--- Direction ---
Reproduce the listing below exactly. Pictures do not belong in the copy.

---

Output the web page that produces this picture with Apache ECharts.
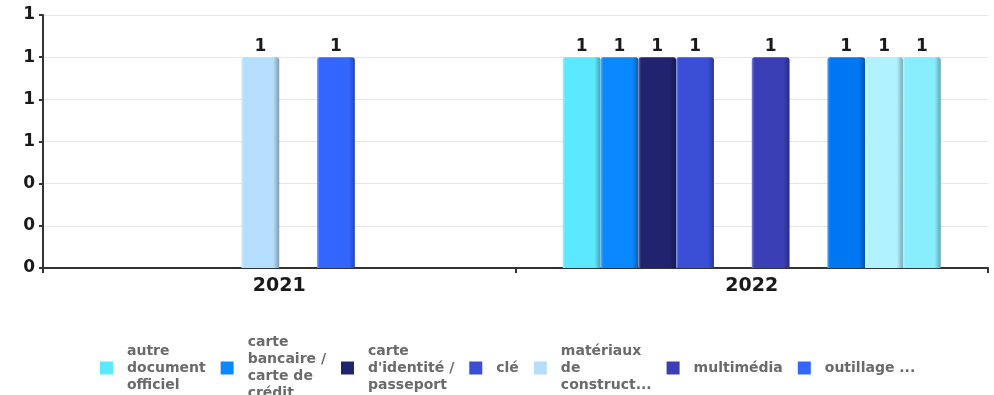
<!DOCTYPE html>
<html>
<head>
    <meta charset="utf-8">
    <title>Objets trouvés</title>
    <script src="https://cdn.jsdelivr.net/npm/echarts@6/dist/echarts.min.js"></script>
    <style>
        html, body { margin: 0; padding: 0; background: #fff; }
    </style>
</head>
<body>
    <div id="main" style="width:994px;height:395px;"></div>
    <script type="text/javascript">
        var years = ['2021', '2022'];
        var seriesNames = [
            'autre document officiel',
            'carte bancaire / carte de crédit',
            "carte d'identité / passeport",
            'clé',
            'matériaux de construction',
            'multimédia',
            'outillage',
            'portefeuille',
            'sac / bagage',
            'téléphone'
        ];
        var legendLabels = [
            'autre\ndocument\nofficiel',
            'carte\nbancaire /\ncarte de\ncrédit',
            "carte\nd'identité /\npasseport",
            'clé',
            'matériaux\nde\nconstruct...',
            'multimédia',
            'outillage ...',
            'portefeuille',
            'sac /\nbagage',
            'téléphone'
        ];
        // counts per year, '-' = nothing that year
        var counts = [
            ['-', 1],
            ['-', 1],
            ['-', 1],
            ['-', 1],
            [1, '-'],
            ['-', 1],
            [1, '-'],
            ['-', 1],
            ['-', 1],
            ['-', 1]
        ];
        var colors = ['#5ce8ff', '#0a88ff', '#20246e', '#3a4ed6', '#b5defd',
                      '#3a3fb6', '#3366ff', '#0077f2', '#b0f2ff', '#88edfc'];

        function shade(hex, f) {
            var n = parseInt(hex.slice(1), 16);
            var r = (n >> 16) & 255, g = (n >> 8) & 255, b = n & 255;
            function m(v) {
                v = f > 0 ? v + (255 - v) * f : v * (1 + f);
                return Math.max(0, Math.min(255, Math.round(v)));
            }
            return 'rgb(' + m(r) + ',' + m(g) + ',' + m(b) + ')';
        }

        function barFill(c) {
            return new echarts.graphic.LinearGradient(0, 0, 1, 0, [
                { offset: 0, color: shade(c, 0.35) },
                { offset: 0.07, color: c },
                { offset: 0.84, color: c },
                { offset: 1, color: shade(c, -0.3) }
            ]);
        }

        var series = seriesNames.map(function (name, i) {
            return {
                name: name,
                type: 'bar',
                data: counts[i],
                barGap: '0%',
                barCategoryGap: '20%',
                itemStyle: { color: barFill(colors[i]), borderRadius: [3, 3, 0, 0] },
                label: {
                    show: true,
                    position: 'top',
                    distance: 2,
                    color: '#1a1a1a',
                    fontFamily: 'DejaVu Sans',
                    fontWeight: 'bold',
                    fontSize: 17
                }
            };
        });

        var myChart = echarts.init(document.getElementById('main'));
        var option = {
            animation: false,
            color: colors,
            grid: { left: 43, right: 6, top: 15, bottom: 127, containLabel: false },
            legend: {
                left: 95,
                top: 329,
                width: 840,
                height: 200,
                itemWidth: 13,
                itemHeight: 13,
                itemGap: 15,
                icon: 'rect',
                data: seriesNames.map(function (n, i) {
                    return { name: n, itemStyle: { color: colors[i] } };
                }),
                formatter: function (name) {
                    return legendLabels[seriesNames.indexOf(name)];
                },
                textStyle: {
                    color: '#6a6a6a',
                    fontFamily: 'DejaVu Sans',
                    fontWeight: 'bold',
                    fontSize: 14,
                    lineHeight: 17,
                    padding: [0, 0, 0, 9]
                }
            },
            xAxis: {
                type: 'category',
                data: years,
                axisLine: { lineStyle: { color: '#333', width: 2 } },
                axisTick: { show: true, length: 5, lineStyle: { color: '#333', width: 2 } },
                axisLabel: {
                    color: '#1a1a1a',
                    fontFamily: 'DejaVu Sans',
                    fontWeight: 'bold',
                    fontSize: 19,
                    margin: 9
                }
            },
            yAxis: {
                type: 'value',
                min: 0,
                max: 1.2,
                interval: 0.2,
                axisLine: { show: true, lineStyle: { color: '#333', width: 2 } },
                axisTick: { show: true, length: 4, lineStyle: { color: '#333', width: 2 } },
                splitLine: { lineStyle: { color: '#e6e6e6', width: 1 } },
                axisLabel: {
                    color: '#1a1a1a',
                    fontFamily: 'DejaVu Sans',
                    fontWeight: 'bold',
                    fontSize: 17,
                    margin: 8,
                    formatter: function (v) { return String(Math.round(v)); }
                }
            },
            series: series
        };
        myChart.setOption(option);
    </script>
</body>
</html>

---

--- Answer in full ---
Output the web page that produces this picture with Apache ECharts.
<!DOCTYPE html>
<html>
<head>
    <meta charset="utf-8">
    <title>Objets trouvés</title>
    <script src="https://cdn.jsdelivr.net/npm/echarts@6/dist/echarts.min.js"></script>
    <style>
        html, body { margin: 0; padding: 0; background: #fff; }
    </style>
</head>
<body>
    <div id="main" style="width:994px;height:395px;"></div>
    <script type="text/javascript">
        var years = ['2021', '2022'];
        var seriesNames = [
            'autre document officiel',
            'carte bancaire / carte de crédit',
            "carte d'identité / passeport",
            'clé',
            'matériaux de construction',
            'multimédia',
            'outillage',
            'portefeuille',
            'sac / bagage',
            'téléphone'
        ];
        var legendLabels = [
            'autre\ndocument\nofficiel',
            'carte\nbancaire /\ncarte de\ncrédit',
            "carte\nd'identité /\npasseport",
            'clé',
            'matériaux\nde\nconstruct...',
            'multimédia',
            'outillage ...',
            'portefeuille',
            'sac /\nbagage',
            'téléphone'
        ];
        // counts per year, '-' = nothing that year
        var counts = [
            ['-', 1],
            ['-', 1],
            ['-', 1],
            ['-', 1],
            [1, '-'],
            ['-', 1],
            [1, '-'],
            ['-', 1],
            ['-', 1],
            ['-', 1]
        ];
        var colors = ['#5ce8ff', '#0a88ff', '#20246e', '#3a4ed6', '#b5defd',
                      '#3a3fb6', '#3366ff', '#0077f2', '#b0f2ff', '#88edfc'];

        function shade(hex, f) {
            var n = parseInt(hex.slice(1), 16);
            var r = (n >> 16) & 255, g = (n >> 8) & 255, b = n & 255;
            function m(v) {
                v = f > 0 ? v + (255 - v) * f : v * (1 + f);
                return Math.max(0, Math.min(255, Math.round(v)));
            }
            return 'rgb(' + m(r) + ',' + m(g) + ',' + m(b) + ')';
        }

        function barFill(c) {
            return new echarts.graphic.LinearGradient(0, 0, 1, 0, [
                { offset: 0, color: shade(c, 0.35) },
                { offset: 0.07, color: c },
                { offset: 0.84, color: c },
                { offset: 1, color: shade(c, -0.3) }
            ]);
        }

        var series = seriesNames.map(function (name, i) {
            return {
                name: name,
                type: 'bar',
                data: counts[i],
                barGap: '0%',
                barCategoryGap: '20%',
                itemStyle: { color: barFill(colors[i]), borderRadius: [3, 3, 0, 0] },
                label: {
                    show: true,
                    position: 'top',
                    distance: 2,
                    color: '#1a1a1a',
                    fontFamily: 'DejaVu Sans',
                    fontWeight: 'bold',
                    fontSize: 17
                }
            };
        });

        var myChart = echarts.init(document.getElementById('main'));
        var option = {
            animation: false,
            color: colors,
            grid: { left: 43, right: 6, top: 15, bottom: 127, containLabel: false },
            legend: {
                left: 95,
                top: 329,
                width: 840,
                height: 200,
                itemWidth: 13,
                itemHeight: 13,
                itemGap: 15,
                icon: 'rect',
                data: seriesNames.map(function (n, i) {
                    return { name: n, itemStyle: { color: colors[i] } };
                }),
                formatter: function (name) {
                    return legendLabels[seriesNames.indexOf(name)];
                },
                textStyle: {
                    color: '#6a6a6a',
                    fontFamily: 'DejaVu Sans',
                    fontWeight: 'bold',
                    fontSize: 14,
                    lineHeight: 17,
                    padding: [0, 0, 0, 9]
                }
            },
            xAxis: {
                type: 'category',
                data: years,
                axisLine: { lineStyle: { color: '#333', width: 2 } },
                axisTick: { show: true, length: 5, lineStyle: { color: '#333', width: 2 } },
                axisLabel: {
                    color: '#1a1a1a',
                    fontFamily: 'DejaVu Sans',
                    fontWeight: 'bold',
                    fontSize: 19,
                    margin: 9
                }
            },
            yAxis: {
                type: 'value',
                min: 0,
                max: 1.2,
                interval: 0.2,
                axisLine: { show: true, lineStyle: { color: '#333', width: 2 } },
                axisTick: { show: true, length: 4, lineStyle: { color: '#333', width: 2 } },
                splitLine: { lineStyle: { color: '#e6e6e6', width: 1 } },
                axisLabel: {
                    color: '#1a1a1a',
                    fontFamily: 'DejaVu Sans',
                    fontWeight: 'bold',
                    fontSize: 17,
                    margin: 8,
                    formatter: function (v) { return String(Math.round(v)); }
                }
            },
            series: series
        };
        myChart.setOption(option);
    </script>
</body>
</html>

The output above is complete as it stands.